TASK OBJECTIVE
Your task is to print, exactly and only, the lines from the start of the entries below through the line with "y_ticks = list(range(0, 341, 20))". Include both ends, but skip the pictures.
----
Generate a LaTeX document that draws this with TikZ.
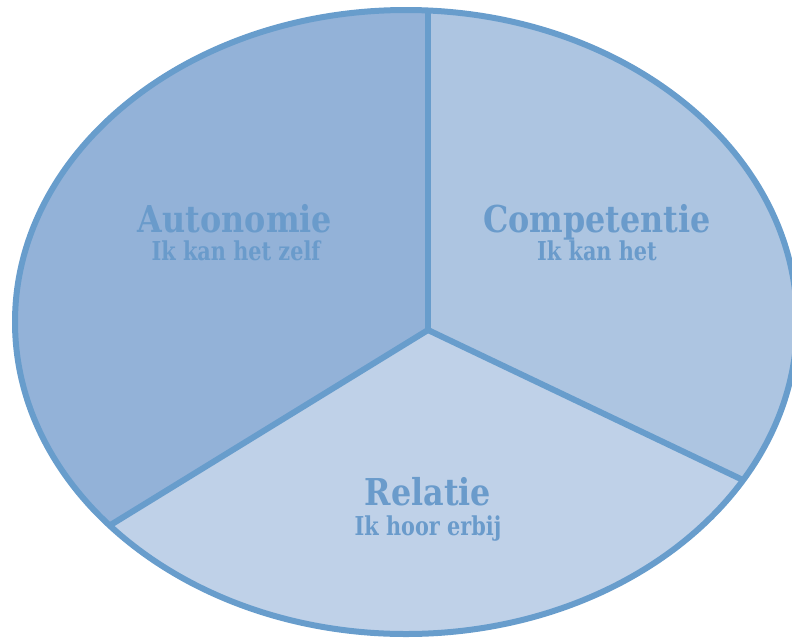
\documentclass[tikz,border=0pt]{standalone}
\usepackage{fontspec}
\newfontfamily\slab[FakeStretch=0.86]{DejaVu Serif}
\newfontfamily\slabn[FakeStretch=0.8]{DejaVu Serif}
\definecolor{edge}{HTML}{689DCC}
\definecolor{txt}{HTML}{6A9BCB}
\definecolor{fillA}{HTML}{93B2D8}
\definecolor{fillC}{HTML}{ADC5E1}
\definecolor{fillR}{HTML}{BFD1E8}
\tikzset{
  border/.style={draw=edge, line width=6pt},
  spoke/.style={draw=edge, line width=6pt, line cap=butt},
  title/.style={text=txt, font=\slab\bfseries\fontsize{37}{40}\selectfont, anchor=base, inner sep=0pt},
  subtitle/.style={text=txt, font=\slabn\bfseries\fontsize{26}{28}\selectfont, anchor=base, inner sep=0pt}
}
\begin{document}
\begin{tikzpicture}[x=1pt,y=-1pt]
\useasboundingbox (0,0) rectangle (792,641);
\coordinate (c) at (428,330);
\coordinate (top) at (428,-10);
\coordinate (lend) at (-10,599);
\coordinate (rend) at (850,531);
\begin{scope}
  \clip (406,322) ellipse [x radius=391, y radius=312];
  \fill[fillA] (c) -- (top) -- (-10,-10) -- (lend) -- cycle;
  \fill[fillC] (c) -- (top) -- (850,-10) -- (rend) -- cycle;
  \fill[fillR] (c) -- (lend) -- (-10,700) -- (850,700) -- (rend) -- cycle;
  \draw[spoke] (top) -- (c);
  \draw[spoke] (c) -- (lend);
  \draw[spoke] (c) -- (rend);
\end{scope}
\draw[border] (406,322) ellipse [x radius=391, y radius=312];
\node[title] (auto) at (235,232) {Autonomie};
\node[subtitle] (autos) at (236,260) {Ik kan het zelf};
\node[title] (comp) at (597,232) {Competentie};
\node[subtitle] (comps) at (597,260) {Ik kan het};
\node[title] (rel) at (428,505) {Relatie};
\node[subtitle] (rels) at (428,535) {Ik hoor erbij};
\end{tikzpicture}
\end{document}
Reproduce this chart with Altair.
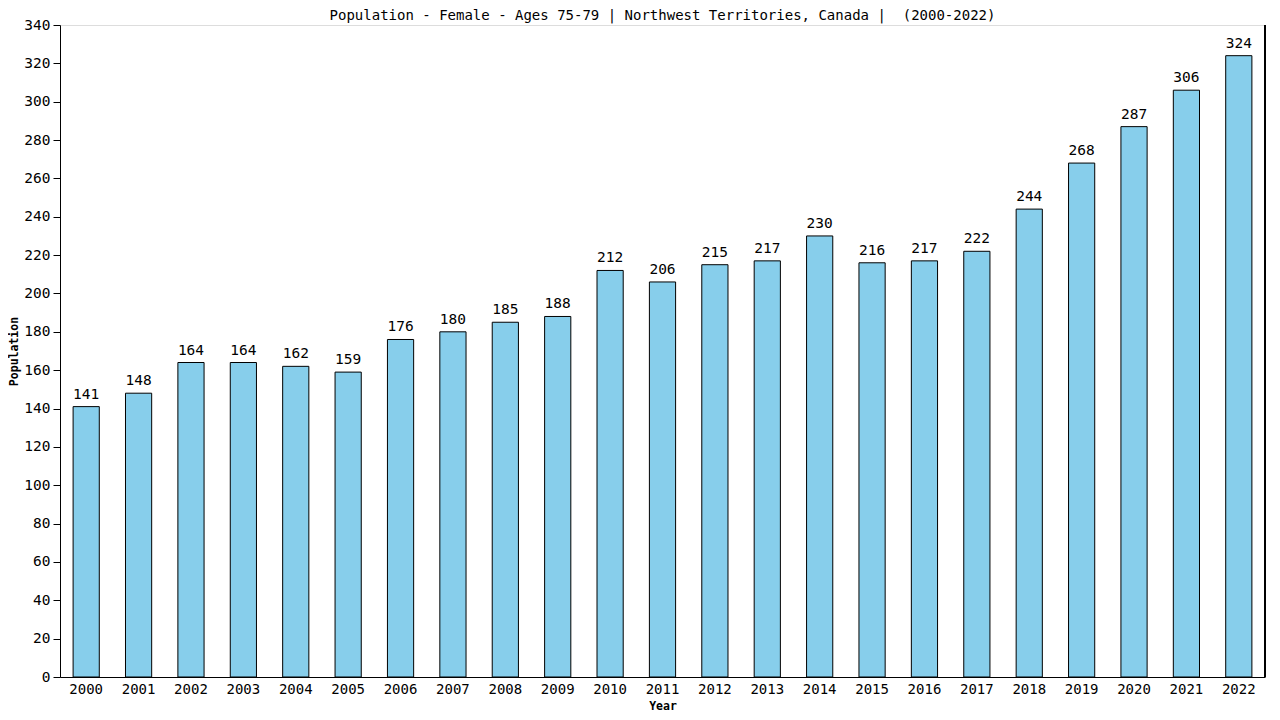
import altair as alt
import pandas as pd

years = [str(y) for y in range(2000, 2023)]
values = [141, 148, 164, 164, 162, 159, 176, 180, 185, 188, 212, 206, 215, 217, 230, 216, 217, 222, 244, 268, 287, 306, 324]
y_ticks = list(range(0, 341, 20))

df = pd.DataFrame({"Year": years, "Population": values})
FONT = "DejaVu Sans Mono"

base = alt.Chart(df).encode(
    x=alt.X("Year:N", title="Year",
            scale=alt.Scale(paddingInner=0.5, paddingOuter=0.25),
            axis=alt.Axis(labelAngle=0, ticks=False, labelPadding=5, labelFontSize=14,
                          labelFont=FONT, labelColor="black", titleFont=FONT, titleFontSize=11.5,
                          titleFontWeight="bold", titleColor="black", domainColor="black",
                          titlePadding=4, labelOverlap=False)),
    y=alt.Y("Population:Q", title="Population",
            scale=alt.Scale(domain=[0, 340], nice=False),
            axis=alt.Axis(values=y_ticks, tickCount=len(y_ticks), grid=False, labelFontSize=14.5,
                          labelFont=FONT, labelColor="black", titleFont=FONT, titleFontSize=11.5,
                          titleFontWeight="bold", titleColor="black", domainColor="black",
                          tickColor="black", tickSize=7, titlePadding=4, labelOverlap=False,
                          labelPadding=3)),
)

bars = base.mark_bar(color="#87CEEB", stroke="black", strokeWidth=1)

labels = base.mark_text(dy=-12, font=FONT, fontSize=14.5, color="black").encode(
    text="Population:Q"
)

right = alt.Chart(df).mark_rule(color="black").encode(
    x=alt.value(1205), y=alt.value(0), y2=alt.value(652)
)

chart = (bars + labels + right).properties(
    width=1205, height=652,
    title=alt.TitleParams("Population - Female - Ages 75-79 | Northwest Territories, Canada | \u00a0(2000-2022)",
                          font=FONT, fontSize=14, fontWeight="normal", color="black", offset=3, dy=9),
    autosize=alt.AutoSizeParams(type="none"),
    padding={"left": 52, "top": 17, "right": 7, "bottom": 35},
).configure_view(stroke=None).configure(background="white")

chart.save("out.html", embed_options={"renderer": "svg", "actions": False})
----
OUTPUT FOR THIS EXERCISE
Generate a LaTeX document that draws this with TikZ.
\documentclass[tikz,border=0pt]{standalone}
\usepackage{fontspec}
\newfontfamily\slab[FakeStretch=0.86]{DejaVu Serif}
\newfontfamily\slabn[FakeStretch=0.8]{DejaVu Serif}
\definecolor{edge}{HTML}{689DCC}
\definecolor{txt}{HTML}{6A9BCB}
\definecolor{fillA}{HTML}{93B2D8}
\definecolor{fillC}{HTML}{ADC5E1}
\definecolor{fillR}{HTML}{BFD1E8}
\tikzset{
  border/.style={draw=edge, line width=6pt},
  spoke/.style={draw=edge, line width=6pt, line cap=butt},
  title/.style={text=txt, font=\slab\bfseries\fontsize{37}{40}\selectfont, anchor=base, inner sep=0pt},
  subtitle/.style={text=txt, font=\slabn\bfseries\fontsize{26}{28}\selectfont, anchor=base, inner sep=0pt}
}
\begin{document}
\begin{tikzpicture}[x=1pt,y=-1pt]
\useasboundingbox (0,0) rectangle (792,641);
\coordinate (c) at (428,330);
\coordinate (top) at (428,-10);
\coordinate (lend) at (-10,599);
\coordinate (rend) at (850,531);
\begin{scope}
  \clip (406,322) ellipse [x radius=391, y radius=312];
  \fill[fillA] (c) -- (top) -- (-10,-10) -- (lend) -- cycle;
  \fill[fillC] (c) -- (top) -- (850,-10) -- (rend) -- cycle;
  \fill[fillR] (c) -- (lend) -- (-10,700) -- (850,700) -- (rend) -- cycle;
  \draw[spoke] (top) -- (c);
  \draw[spoke] (c) -- (lend);
  \draw[spoke] (c) -- (rend);
\end{scope}
\draw[border] (406,322) ellipse [x radius=391, y radius=312];
\node[title] (auto) at (235,232) {Autonomie};
\node[subtitle] (autos) at (236,260) {Ik kan het zelf};
\node[title] (comp) at (597,232) {Competentie};
\node[subtitle] (comps) at (597,260) {Ik kan het};
\node[title] (rel) at (428,505) {Relatie};
\node[subtitle] (rels) at (428,535) {Ik hoor erbij};
\end{tikzpicture}
\end{document}
Reproduce this chart with Altair.
import altair as alt
import pandas as pd

years = [str(y) for y in range(2000, 2023)]
values = [141, 148, 164, 164, 162, 159, 176, 180, 185, 188, 212, 206, 215, 217, 230, 216, 217, 222, 244, 268, 287, 306, 324]
y_ticks = list(range(0, 341, 20))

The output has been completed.